#### Given information
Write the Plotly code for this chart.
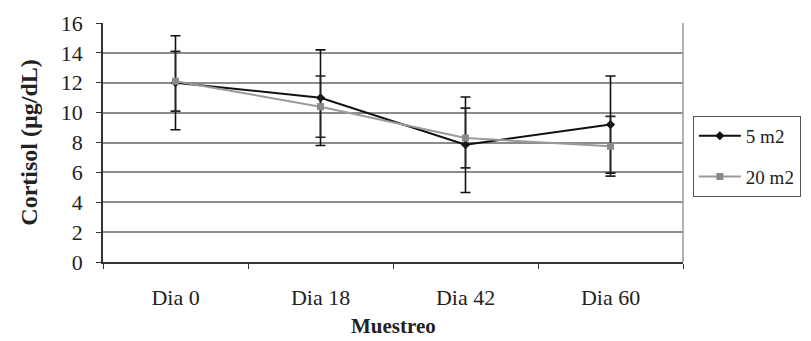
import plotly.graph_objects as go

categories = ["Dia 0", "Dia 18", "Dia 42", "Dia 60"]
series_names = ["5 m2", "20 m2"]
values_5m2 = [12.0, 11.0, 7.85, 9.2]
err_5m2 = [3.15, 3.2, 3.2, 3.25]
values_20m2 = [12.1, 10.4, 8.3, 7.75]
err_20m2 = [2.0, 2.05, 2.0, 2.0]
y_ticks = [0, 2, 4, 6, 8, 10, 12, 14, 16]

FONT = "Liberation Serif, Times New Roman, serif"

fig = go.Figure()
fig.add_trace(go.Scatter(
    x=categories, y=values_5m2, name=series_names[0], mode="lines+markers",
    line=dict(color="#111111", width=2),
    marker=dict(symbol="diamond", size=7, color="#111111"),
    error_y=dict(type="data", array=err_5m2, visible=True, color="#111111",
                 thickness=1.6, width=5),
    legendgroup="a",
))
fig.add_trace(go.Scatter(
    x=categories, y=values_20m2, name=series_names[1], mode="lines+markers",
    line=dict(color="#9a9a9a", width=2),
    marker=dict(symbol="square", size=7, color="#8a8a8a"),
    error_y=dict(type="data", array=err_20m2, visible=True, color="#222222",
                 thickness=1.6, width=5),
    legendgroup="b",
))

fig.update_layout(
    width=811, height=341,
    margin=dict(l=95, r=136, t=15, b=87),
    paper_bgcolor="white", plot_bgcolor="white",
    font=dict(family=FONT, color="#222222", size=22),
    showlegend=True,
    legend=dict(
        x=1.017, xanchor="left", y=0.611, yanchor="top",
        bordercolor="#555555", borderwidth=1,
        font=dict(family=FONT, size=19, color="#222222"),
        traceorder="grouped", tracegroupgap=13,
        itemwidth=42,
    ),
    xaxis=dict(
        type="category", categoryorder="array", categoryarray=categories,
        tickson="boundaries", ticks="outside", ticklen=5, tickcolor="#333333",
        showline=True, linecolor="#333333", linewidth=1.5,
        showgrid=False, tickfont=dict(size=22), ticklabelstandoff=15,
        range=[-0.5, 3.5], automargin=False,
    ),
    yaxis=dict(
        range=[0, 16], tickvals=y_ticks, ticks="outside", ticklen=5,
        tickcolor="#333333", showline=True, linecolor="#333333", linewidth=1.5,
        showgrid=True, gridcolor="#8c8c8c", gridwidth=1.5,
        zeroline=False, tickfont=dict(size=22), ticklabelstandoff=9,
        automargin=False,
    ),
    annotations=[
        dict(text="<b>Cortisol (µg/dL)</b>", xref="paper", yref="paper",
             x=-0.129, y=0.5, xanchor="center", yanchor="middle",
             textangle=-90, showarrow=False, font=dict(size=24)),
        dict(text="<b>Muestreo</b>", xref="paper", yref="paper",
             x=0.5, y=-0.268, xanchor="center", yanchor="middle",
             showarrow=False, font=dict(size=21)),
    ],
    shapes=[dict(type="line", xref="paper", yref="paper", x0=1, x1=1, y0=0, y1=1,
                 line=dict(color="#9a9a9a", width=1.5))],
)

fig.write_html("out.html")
########
# [Do this]
Repeat the data exactly in full, omitting its pictures.

# [Result for this exercise]
Write the Plotly code for this chart.
import plotly.graph_objects as go

categories = ["Dia 0", "Dia 18", "Dia 42", "Dia 60"]
series_names = ["5 m2", "20 m2"]
values_5m2 = [12.0, 11.0, 7.85, 9.2]
err_5m2 = [3.15, 3.2, 3.2, 3.25]
values_20m2 = [12.1, 10.4, 8.3, 7.75]
err_20m2 = [2.0, 2.05, 2.0, 2.0]
y_ticks = [0, 2, 4, 6, 8, 10, 12, 14, 16]

FONT = "Liberation Serif, Times New Roman, serif"

fig = go.Figure()
fig.add_trace(go.Scatter(
    x=categories, y=values_5m2, name=series_names[0], mode="lines+markers",
    line=dict(color="#111111", width=2),
    marker=dict(symbol="diamond", size=7, color="#111111"),
    error_y=dict(type="data", array=err_5m2, visible=True, color="#111111",
                 thickness=1.6, width=5),
    legendgroup="a",
))
fig.add_trace(go.Scatter(
    x=categories, y=values_20m2, name=series_names[1], mode="lines+markers",
    line=dict(color="#9a9a9a", width=2),
    marker=dict(symbol="square", size=7, color="#8a8a8a"),
    error_y=dict(type="data", array=err_20m2, visible=True, color="#222222",
                 thickness=1.6, width=5),
    legendgroup="b",
))

fig.update_layout(
    width=811, height=341,
    margin=dict(l=95, r=136, t=15, b=87),
    paper_bgcolor="white", plot_bgcolor="white",
    font=dict(family=FONT, color="#222222", size=22),
    showlegend=True,
    legend=dict(
        x=1.017, xanchor="left", y=0.611, yanchor="top",
        bordercolor="#555555", borderwidth=1,
        font=dict(family=FONT, size=19, color="#222222"),
        traceorder="grouped", tracegroupgap=13,
        itemwidth=42,
    ),
    xaxis=dict(
        type="category", categoryorder="array", categoryarray=categories,
        tickson="boundaries", ticks="outside", ticklen=5, tickcolor="#333333",
        showline=True, linecolor="#333333", linewidth=1.5,
        showgrid=False, tickfont=dict(size=22), ticklabelstandoff=15,
        range=[-0.5, 3.5], automargin=False,
    ),
    yaxis=dict(
        range=[0, 16], tickvals=y_ticks, ticks="outside", ticklen=5,
        tickcolor="#333333", showline=True, linecolor="#333333", linewidth=1.5,
        showgrid=True, gridcolor="#8c8c8c", gridwidth=1.5,
        zeroline=False, tickfont=dict(size=22), ticklabelstandoff=9,
        automargin=False,
    ),
    annotations=[
        dict(text="<b>Cortisol (µg/dL)</b>", xref="paper", yref="paper",
             x=-0.129, y=0.5, xanchor="center", yanchor="middle",
             textangle=-90, showarrow=False, font=dict(size=24)),
        dict(text="<b>Muestreo</b>", xref="paper", yref="paper",
             x=0.5, y=-0.268, xanchor="center", yanchor="middle",
             showarrow=False, font=dict(size=21)),
    ],
    shapes=[dict(type="line", xref="paper", yref="paper", x0=1, x1=1, y0=0, y1=1,
                 line=dict(color="#9a9a9a", width=1.5))],
)

fig.write_html("out.html")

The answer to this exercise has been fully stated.